Warum wird dann immer wieder behauptet Brände aus hochgradigen Maischen seien angeblich aromaschwach?
- Die meisten reden das nach was sie irgendwo gehört / gelesen haben, ohne es selbst zu überprüfen.
- Viele arbeiten nach dem Motto "Man hat schon immer so eingemaischt, warum soll ich etwas anderes machen?"
- Kein professioneller Brenner (gesetzlich dazu gezwungen keinen Zucker zugeben zu dürfen) wird zugeben, dass seine durchaus gängige und weit verbreitete Einmaischmethode nicht gerade optimal ist, um so viel Aroma wie möglich aus den Früchten heraus zu holen.
- Einige versuchen es zwar, beachten aber einige Punkte der hochgradigen Methode nicht oder machen überhaupt das Gegenteil. Z.B. wird doppelt gebrannt, weil man das immer so macht, die Maische wird sofort nach der Gärung gebrannt, könnte schließlich schlecht werden bzw. weil man auch das immer so macht. Oder weil der Nachbar gesagt hat das ist alles Quatsch, das macht man ganz anders usw.
- Der Vollständigkeit halber muss ist leider auch die "Turbohefe" erwähnen. Wie gesagt, verwende ich Turbohefe für meine kleinen Ansätze von wenigen Litern je Frucht schon seit vielen Jahren. Inzwischen gibt es viele verschiedene "Turbohefen". Habe ein paar mal eine andere Sorte von einem anderen Hersteller versucht (alcotec 24 h oder so ähnlich), weil "Prestige 8kg" gerade nicht verfügbar war. NIE WIEDER! Grauslicher geht's nicht! Da muss ich den Kritikern recht geben, mit solchen Hefen kommt nur ein grauslicher nach Hefe riechender Mist raus. Hätte ich damals mit der falschen Turbohefe begonnen, hätte ich die hochgradige Methode ebenfalls sofort wieder bleiben lassen und nur noch darüber geschimpft.

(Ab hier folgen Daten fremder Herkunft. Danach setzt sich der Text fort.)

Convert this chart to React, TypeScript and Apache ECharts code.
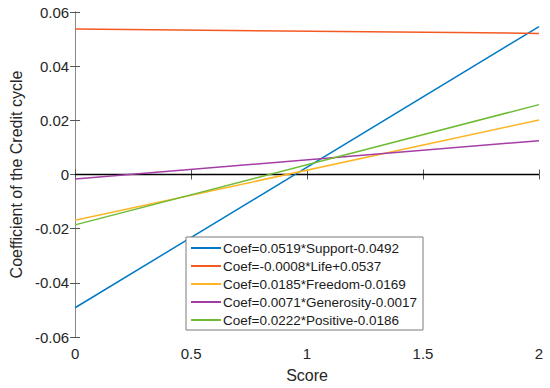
import React, { useEffect, useRef } from "react";
import * as echarts from "echarts";

const names = [
  "Coef=0.0519*Support-0.0492",
  "Coef=-0.0008*Life+0.0537",
  "Coef=0.0185*Freedom-0.0169",
  "Coef=0.0071*Generosity-0.0017",
  "Coef=0.0222*Positive-0.0186",
];
const scoreEnds = [0, 2];
const support = [-0.0492, 0.0546];
const life = [0.0537, 0.0521];
const freedom = [-0.0169, 0.0201];
const generosity = [-0.0017, 0.0125];
const positive = [-0.0186, 0.0258];
const zeroLine = [0, 0];
const colors = ["#0079c4", "#f35a24", "#fdb525", "#a43ea5", "#6fbb33"];

const seriesValues = [support, life, freedom, generosity, positive];

export default function App() {
  const ref = useRef<HTMLDivElement>(null);
  useEffect(() => {
    if (!ref.current) return;
    const chart = echarts.init(ref.current, null, { renderer: "svg" });
    const font = "'Liberation Sans', Arial, sans-serif";
    const axisLine = { show: true, lineStyle: { color: "#8a8a8a", width: 1 } };
    const tick = { show: true, inside: true, length: 5, lineStyle: { color: "#555" } };
    const label = { color: "#262626", fontSize: 15, fontFamily: font };
    chart.setOption({
      animation: false,
      backgroundColor: "#fff",
      grid: { left: 68, top: 12, right: 11, bottom: 50 },
      legend: {
        data: names,
        orient: "vertical",
        left: 186,
        top: 237,
        padding: [4, 6, 3, 5],
        itemGap: 4,
        itemWidth: 30,
        itemHeight: 2,
        icon: "rect",
        backgroundColor: "#fff",
        borderColor: "#7a7a7a",
        borderWidth: 1,
        borderRadius: 0,
        textStyle: { color: "#1a1a1a", fontSize: 13.5, fontFamily: font, padding: [0, 0, 0, -3] },
      },
      xAxis: [
        {
          type: "value",
          min: 0,
          max: 2,
          interval: 0.5,
          position: "bottom",
          name: "Score",
          nameLocation: "middle",
          nameGap: 30,
          nameTextStyle: { color: "#262626", fontSize: 16, fontFamily: font },
          axisLine,
          axisTick: tick,
          axisLabel: { ...label, margin: 9 },
          splitLine: { show: false },
        },
        {
          type: "value",
          min: 0,
          max: 2,
          interval: 0.5,
          position: "top",
          axisLine,
          axisTick: tick,
          axisLabel: { show: false },
          splitLine: { show: false },
        },
      ],
      yAxis: [
        {
          type: "value",
          min: -0.06,
          max: 0.06,
          interval: 0.02,
          position: "left",
          name: "Coefficient of the Credit cycle",
          nameLocation: "middle",
          nameGap: 47,
          nameTextStyle: { color: "#262626", fontSize: 16, fontFamily: font },
          axisLine,
          axisTick: tick,
          axisLabel: {
            ...label,
            margin: 6,
            formatter: (v: number) => (Math.abs(v) < 1e-9 ? "0" : v.toFixed(2)),
          },
          splitLine: { show: false },
        },
        {
          type: "value",
          min: -0.06,
          max: 0.06,
          interval: 0.02,
          position: "right",
          axisLine,
          axisTick: tick,
          axisLabel: { show: false },
          splitLine: { show: false },
        },
      ],
      series: [
        {
          name: "zero",
          type: "line",
          symbol: "none",
          data: scoreEnds.map((x, i) => [x, zeroLine[i]]),
          lineStyle: { color: "#000", width: 1.5 },
          z: 1,
        },
        ...names.map((n, k) => ({
          name: n,
          type: "line",
          symbol: "none",
          data: scoreEnds.map((x, i) => [x, seriesValues[k][i]]),
          lineStyle: { color: colors[k], width: 1.5 },
          itemStyle: { color: colors[k] },
          z: 2,
        })),
      ],
    });
    return () => chart.dispose();
  }, []);
  return <div ref={ref} style={{ width: 550, height: 388, position: "absolute", left: 0, top: 0 }} />;
}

So weit mein Senf zur ganzen Sache, ist doch mehr Text geworden als anfangs gedacht. Jedenfalls ist mir bewusst, dass da jetzt mit Gegenargumenten drauf gehauen wird so heftig es nur geht. Macht nix, will ja niemanden bekehren, bin kein Missionar. Geschmack und Geruch ist keine Glaubenssache oder Religion, sondern eindeutig nachprüfbar.